• [What is required]: Repeat all of the material below exactly as written, images excluded.

• [Material provided]:
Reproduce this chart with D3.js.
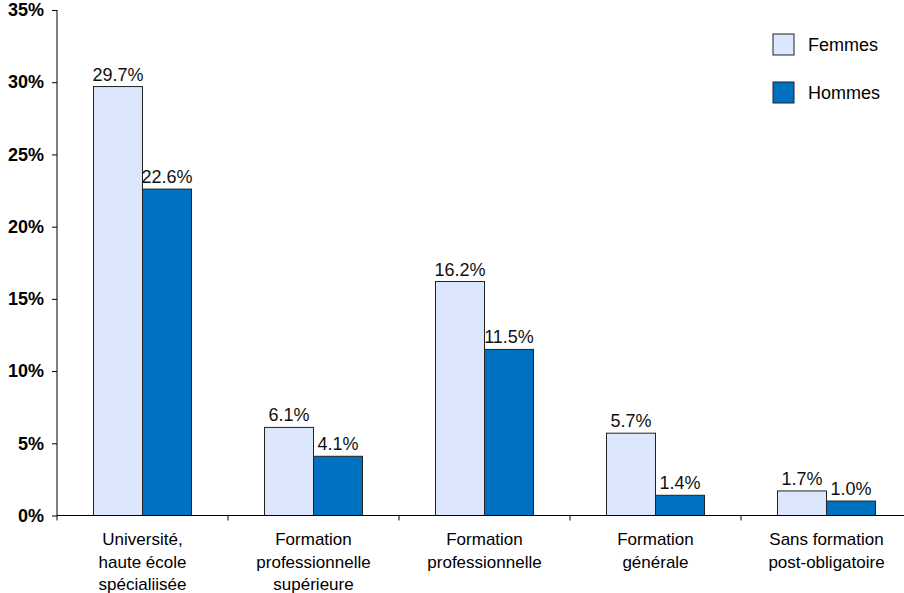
<!DOCTYPE html>
<html><head><meta charset="utf-8">
<script src="https://cdn.jsdelivr.net/npm/d3@7"></script>
<style>body{margin:0;background:#fff}svg{display:block;font-family:"Liberation Sans",Arial,sans-serif}</style>
</head><body><svg id="c" width="904" height="593"></svg>
<script>
const categories = [["Université,","haute école","spécialiisée"],["Formation","professionnelle","supérieure"],["Formation","professionnelle"],["Formation","générale"],["Sans formation","post-obligatoire"]];
const series = ["Femmes","Hommes"];
const femmes = [29.7, 6.1, 16.2, 5.7, 1.7];
const hommes = [22.6, 4.1, 11.5, 1.4, 1.0];
const yTicks = [0,5,10,15,20,25,30,35];
const colors = ["#dce6fc","#0070c0"];

const svg = d3.select("#c");
const x0 = 57, x1 = 912, yTop = 10, yBot = 515.5;
const x = d3.scaleBand().domain(d3.range(categories.length)).range([x0,x1]).paddingInner(0).paddingOuter(0);
const y = d3.scaleLinear().domain([0,35]).range([yBot,yTop]);
const xs = d3.scaleBand().domain(series).range([36.5, x.bandwidth()-36.5]);

// bars
const data = [femmes, hommes];
series.forEach((s,si)=>{
  const g = svg.append("g");
  g.selectAll("rect").data(data[si]).join("rect")
    .attr("x",(d,i)=>x(i)+xs(s)).attr("width",xs.bandwidth())
    .attr("y",d=>y(d)).attr("height",d=>yBot-y(d))
    .attr("fill",colors[si]).attr("stroke","#222").attr("stroke-width",1);
  g.selectAll("text").data(data[si]).join("text")
    .attr("x",(d,i)=>x(i)+xs(s)+xs.bandwidth()/2).attr("y",d=>y(d)-6)
    .attr("text-anchor","middle").attr("font-size",18).attr("fill","#111")
    .text(d=>d.toFixed(1)+"%");
});

// y axis
const ya = svg.append("g").attr("transform",`translate(${x0},0)`)
  .call(d3.axisLeft(y).tickValues(yTicks).tickSize(5).tickPadding(8).tickFormat(d=>d+"%"));
ya.select(".domain").attr("stroke","#000").attr("d",`M-0,${yTop}V${yBot}`);
ya.selectAll(".tick line").attr("stroke","#000");
ya.selectAll(".tick text").attr("font-size",18).attr("font-weight","bold").attr("fill","#000").attr("font-family","Liberation Sans, Arial, sans-serif");

// x axis
const xa = svg.append("g");
xa.append("line").attr("x1",x0).attr("x2",x1).attr("y1",yBot).attr("y2",yBot).attr("stroke","#000");
xa.selectAll("line.t").data(d3.range(categories.length+1)).join("line").attr("class","t")
  .attr("x1",i=>x0+i*x.bandwidth()).attr("x2",i=>x0+i*x.bandwidth())
  .attr("y1",yBot).attr("y2",yBot+5).attr("stroke","#000");
categories.forEach((lines,i)=>{
  const t = xa.append("text").attr("text-anchor","middle").attr("font-size",17).attr("fill","#000");
  lines.forEach((l,li)=>t.append("tspan").attr("x",x(i)+x.bandwidth()/2).attr("y",545+li*22.5).text(l));
});

// legend
series.forEach((s,si)=>{
  const g = svg.append("g").attr("transform",`translate(773,${34+si*48})`);
  g.append("rect").attr("width",21).attr("height",21).attr("fill",colors[si]).attr("stroke","#222");
  g.append("text").attr("x",35).attr("y",17).attr("font-size",18).attr("fill","#000").text(s);
});
</script></body></html>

• [Solution for this task]:
Reproduce this chart with D3.js.
<!DOCTYPE html>
<html><head><meta charset="utf-8">
<script src="https://cdn.jsdelivr.net/npm/d3@7"></script>
<style>body{margin:0;background:#fff}svg{display:block;font-family:"Liberation Sans",Arial,sans-serif}</style>
</head><body><svg id="c" width="904" height="593"></svg>
<script>
const categories = [["Université,","haute école","spécialiisée"],["Formation","professionnelle","supérieure"],["Formation","professionnelle"],["Formation","générale"],["Sans formation","post-obligatoire"]];
const series = ["Femmes","Hommes"];
const femmes = [29.7, 6.1, 16.2, 5.7, 1.7];
const hommes = [22.6, 4.1, 11.5, 1.4, 1.0];
const yTicks = [0,5,10,15,20,25,30,35];
const colors = ["#dce6fc","#0070c0"];

const svg = d3.select("#c");
const x0 = 57, x1 = 912, yTop = 10, yBot = 515.5;
const x = d3.scaleBand().domain(d3.range(categories.length)).range([x0,x1]).paddingInner(0).paddingOuter(0);
const y = d3.scaleLinear().domain([0,35]).range([yBot,yTop]);
const xs = d3.scaleBand().domain(series).range([36.5, x.bandwidth()-36.5]);

// bars
const data = [femmes, hommes];
series.forEach((s,si)=>{
  const g = svg.append("g");
  g.selectAll("rect").data(data[si]).join("rect")
    .attr("x",(d,i)=>x(i)+xs(s)).attr("width",xs.bandwidth())
    .attr("y",d=>y(d)).attr("height",d=>yBot-y(d))
    .attr("fill",colors[si]).attr("stroke","#222").attr("stroke-width",1);
  g.selectAll("text").data(data[si]).join("text")
    .attr("x",(d,i)=>x(i)+xs(s)+xs.bandwidth()/2).attr("y",d=>y(d)-6)
    .attr("text-anchor","middle").attr("font-size",18).attr("fill","#111")
    .text(d=>d.toFixed(1)+"%");
});

// y axis
const ya = svg.append("g").attr("transform",`translate(${x0},0)`)
  .call(d3.axisLeft(y).tickValues(yTicks).tickSize(5).tickPadding(8).tickFormat(d=>d+"%"));
ya.select(".domain").attr("stroke","#000").attr("d",`M-0,${yTop}V${yBot}`);
ya.selectAll(".tick line").attr("stroke","#000");
ya.selectAll(".tick text").attr("font-size",18).attr("font-weight","bold").attr("fill","#000").attr("font-family","Liberation Sans, Arial, sans-serif");

// x axis
const xa = svg.append("g");
xa.append("line").attr("x1",x0).attr("x2",x1).attr("y1",yBot).attr("y2",yBot).attr("stroke","#000");
xa.selectAll("line.t").data(d3.range(categories.length+1)).join("line").attr("class","t")
  .attr("x1",i=>x0+i*x.bandwidth()).attr("x2",i=>x0+i*x.bandwidth())
  .attr("y1",yBot).attr("y2",yBot+5).attr("stroke","#000");
categories.forEach((lines,i)=>{
  const t = xa.append("text").attr("text-anchor","middle").attr("font-size",17).attr("fill","#000");
  lines.forEach((l,li)=>t.append("tspan").attr("x",x(i)+x.bandwidth()/2).attr("y",545+li*22.5).text(l));
});

// legend
series.forEach((s,si)=>{
  const g = svg.append("g").attr("transform",`translate(773,${34+si*48})`);
  g.append("rect").attr("width",21).attr("height",21).attr("fill",colors[si]).attr("stroke","#222");
  g.append("text").attr("x",35).attr("y",17).attr("font-size",18).attr("fill","#000").text(s);
});
</script></body></html>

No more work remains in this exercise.